The Washington Community Newspaper Network, put together by a group of weeklies led by the Alexandria-based DCI Publishing Inc., the area's largest weekly newspaper publisher, will pitch to major advertisers a potential collective circulation of nearly 850,000, according to organizers.

The group's members hope the combined circulation will attract regional advertisers that otherwise do not purchase space in weekly newspapers, but instead largely do business with bigger dailies such as The Washington Post and the Springfield-based Times Journal Co. chain. Newspapers published by the group are predominantly distributed for free, which makes them less attractive to advertisers than paid-circulation publications.

"It's something that is difficult to put together because of all our different interests," said Chuck Lyons, DCI president and minority shareholder. "But if this works and we do it right, it will be our moment in the sun."
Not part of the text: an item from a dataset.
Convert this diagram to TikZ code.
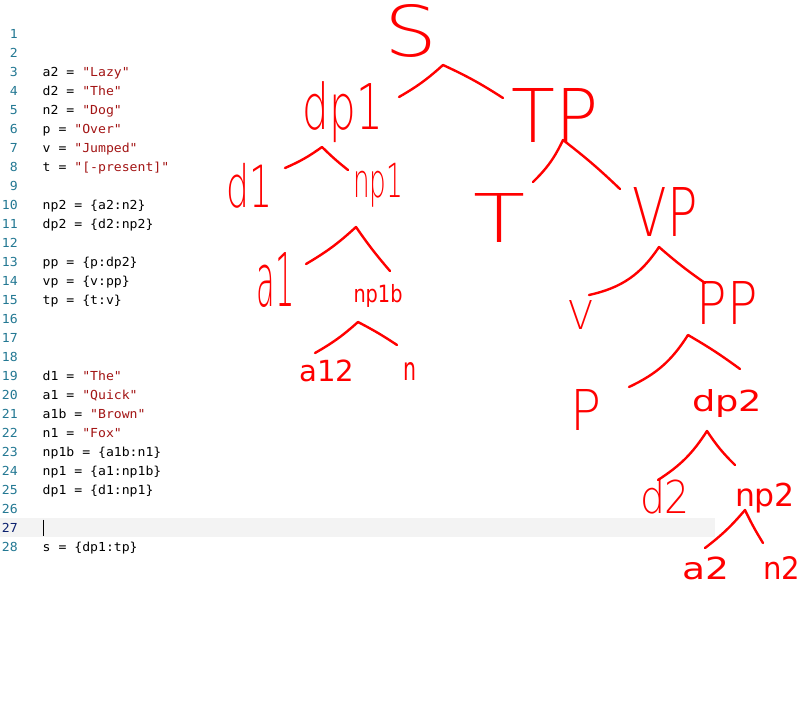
\documentclass[tikz,border=0pt]{standalone}
\usepackage{fontspec}
\usepackage{graphicx}
\newfontfamily\codefont[FakeStretch=1.06,Ligatures=TeXOff]{DejaVu Sans Mono}
\newfontfamily\handfont{DejaVu Sans ExtraLight}
\newfontfamily\handbook{DejaVu Sans}
\definecolor{lnum}{HTML}{237893}
\definecolor{lnumact}{HTML}{0B216F}
\definecolor{strc}{HTML}{A31515}
\definecolor{bandc}{HTML}{F3F3F3}
\definecolor{inkred}{HTML}{FF0000}
\newcommand\hw[3]{\resizebox*{#1pt}{#2pt}{\handfont #3}}
\newcommand\hb[3]{\resizebox*{#1pt}{#2pt}{\handbook #3}}
\newcommand\qs[1]{\textcolor{strc}{"#1"}}
\tikzset{
  num/.style={anchor=base east,inner sep=0pt,text=lnum,font=\codefont\fontsize{12.4}{14}\selectfont},
  code/.style={anchor=base west,inner sep=0pt,text=black,font=\codefont\fontsize{12.4}{14}\selectfont},
  lab/.style={inner sep=0pt,text=inkred},
  branch/.style={draw=inkred,line width=2.4pt,line cap=round,line join=round},
}
\begin{document}
\begin{tikzpicture}[x=1pt,y=-1pt]
\useasboundingbox (0,0) rectangle (801,726);
\fill[white] (0,0) rectangle (801,726);
% current line highlight and cursor
\fill[bandc] (0,518) rectangle (715,537);
\draw[line width=1.8pt,black] (43.5,519.5) -- (43.5,536);
% line numbers
\foreach \n in {1,...,26,28} \node[num] (ln\n) at (18,{38.3+(\n-1)*19.02}) {\n};
\node[num,text=lnumact] (ln27) at (18,{38.3+26*19.02}) {27};
% code
\node[code] (c3) at (42.5,76.34) {a2 = \qs{Lazy}};
\node[code] (c4) at (42.5,95.36) {d2 = \qs{The}};
\node[code] (c5) at (42.5,114.38) {n2 = \qs{Dog}};
\node[code] (c6) at (42.5,133.40) {p = \qs{Over}};
\node[code] (c7) at (42.5,152.42) {v = \qs{Jumped}};
\node[code] (c8) at (42.5,171.44) {t = \qs{[-present]}};
\node[code] (c10) at (42.5,209.48) {np2 = \{a2:n2\}};
\node[code] (c11) at (42.5,228.50) {dp2 = \{d2:np2\}};
\node[code] (c13) at (42.5,266.54) {pp = \{p:dp2\}};
\node[code] (c14) at (42.5,285.56) {vp = \{v:pp\}};
\node[code] (c15) at (42.5,304.58) {tp = \{t:v\}};
\node[code] (c19) at (42.5,380.66) {d1 = \qs{The}};
\node[code] (c20) at (42.5,399.68) {a1 = \qs{Quick}};
\node[code] (c21) at (42.5,418.70) {a1b = \qs{Brown}};
\node[code] (c22) at (42.5,437.72) {n1 = \qs{Fox}};
\node[code] (c23) at (42.5,456.74) {np1b = \{a1b:n1\}};
\node[code] (c24) at (42.5,475.76) {np1 = \{a1:np1b\}};
\node[code] (c25) at (42.5,494.78) {dp1 = \{d1:np1\}};
\node[code] (c28) at (42.5,551.84) {s = \{dp1:tp\}};
% hand-drawn tree labels
\node[lab] (s) at (411,31) {\hw{53}{53}{S}};
\node[lab] (dp1) at (343,112) {\hw{80}{61}{dp1}};
\node[lab] (tp) at (555,115) {\hw{87}{54}{TP}};
\node[lab] (d1) at (250,186) {\hw{46}{45}{d1}};
\node[lab] (np1) at (378,185) {\hw{50}{44}{np1}};
\node[lab] (t) at (500,218) {\hw{52}{49}{T}};
\node[lab] (vp) at (665,212) {\hw{65}{49}{VP}};
\node[lab] (a1) at (276,280) {\hw{38}{55}{a1}};
\node[lab] (np1b) at (378,296) {\hb{49}{23}{np1b}};
\node[lab] (v) at (581,315) {\hw{25}{29}{V}};
\node[lab] (pp) at (727,303) {\hw{61}{43}{PP}};
\node[lab] (a12) at (327,371) {\hb{55}{22}{a12}};
\node[lab] (n) at (410,371) {\hb{13}{18}{n}};
\node[lab] (p) at (586,410) {\hw{31}{41}{P}};
\node[lab] (dp2) at (727,404) {\hb{70}{28}{dp2}};
\node[lab] (d2) at (665,497) {\hw{50}{35}{d2}};
\node[lab] (np2) at (765,498) {\hb{60}{30}{np2}};
\node[lab] (a2) at (706,568) {\hb{47}{23}{a2}};
\node[lab] (n2) at (782,568) {\hb{37}{23}{n2}};
% branch points
\coordinate (sL) at (399,97);   \coordinate (sP) at (443,65);   \coordinate (sR) at (503,98);
\coordinate (dp1L) at (285,168); \coordinate (dp1P) at (322,147); \coordinate (dp1R) at (348,170);
\coordinate (tpL) at (533,182); \coordinate (tpP) at (563,140); \coordinate (tpR) at (620,189);
\coordinate (np1L) at (306,264); \coordinate (np1P) at (356,227); \coordinate (np1R) at (390,271);
\coordinate (vpL) at (589,295); \coordinate (vpP) at (659,247); \coordinate (vpR) at (705,283);
\coordinate (np1bL) at (315,353); \coordinate (np1bP) at (358,322); \coordinate (np1bR) at (397,345);
\coordinate (ppL) at (629,387); \coordinate (ppP) at (688,335); \coordinate (ppR) at (740,369);
\coordinate (dp2L) at (658,480); \coordinate (dp2P) at (707,431); \coordinate (dp2R) at (735,465);
\coordinate (np2L) at (705,548); \coordinate (np2P) at (745,510); \coordinate (np2R) at (763,543);
% branches (y axis is flipped, so bend right bulges upward here)
\draw[branch] (sL) to[bend right=6] (sP) to[bend left=4] (sR);
\draw[branch] (dp1L) to[bend right=6] (dp1P) to[bend right=3] (dp1R);
\draw[branch] (tpL) to[bend right=10] (tpP) to[bend left=3] (tpR);
\draw[branch] (np1L) to[bend right=6] (np1P) to[bend right=3] (np1R);
\draw[branch] (vpL) to[bend right=22] (vpP) to[bend right=3] (vpR);
\draw[branch] (np1bL) to[bend right=6] (np1bP) to[bend left=3] (np1bR);
\draw[branch] (ppL) to[bend right=16] (ppP) to[bend left=3] (ppR);
\draw[branch] (dp2L) to[bend right=12] (dp2P) to[bend right=6] (dp2R);
\draw[branch] (np2L) to[bend right=6] (np2P) to[bend right=3] (np2R);
\end{tikzpicture}
\end{document}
The venture, funded by DCI, will include companies with a presence in virtually every community in the Washington area, including Arundel Communications in Loudoun and Fauquier counties; Dear Communications in Arlington County; DCI in Fairfax County and Alexandria; the Bowie Register in Bowie; the Express Newspapers in Montgomery County; and the Northwest Current/Kensington Newspapers in the District.

All of the newspaper groups involved in the advertising venture will remain independent and will not share editorial resources, said Lyons.

The consortium, which will have a separate staff of four, will split the area by Zip codes and communities. Then, an advertiser can buy space in whatever combination of newspapers it chooses, said Lyons.

"We think we are offering a situation at good, competitive prices where an advertiser can reach anywhere in the suburbs it wants ... or it can blanket the area," he said, adding that such arrangements have succeeded in other markets nationwide.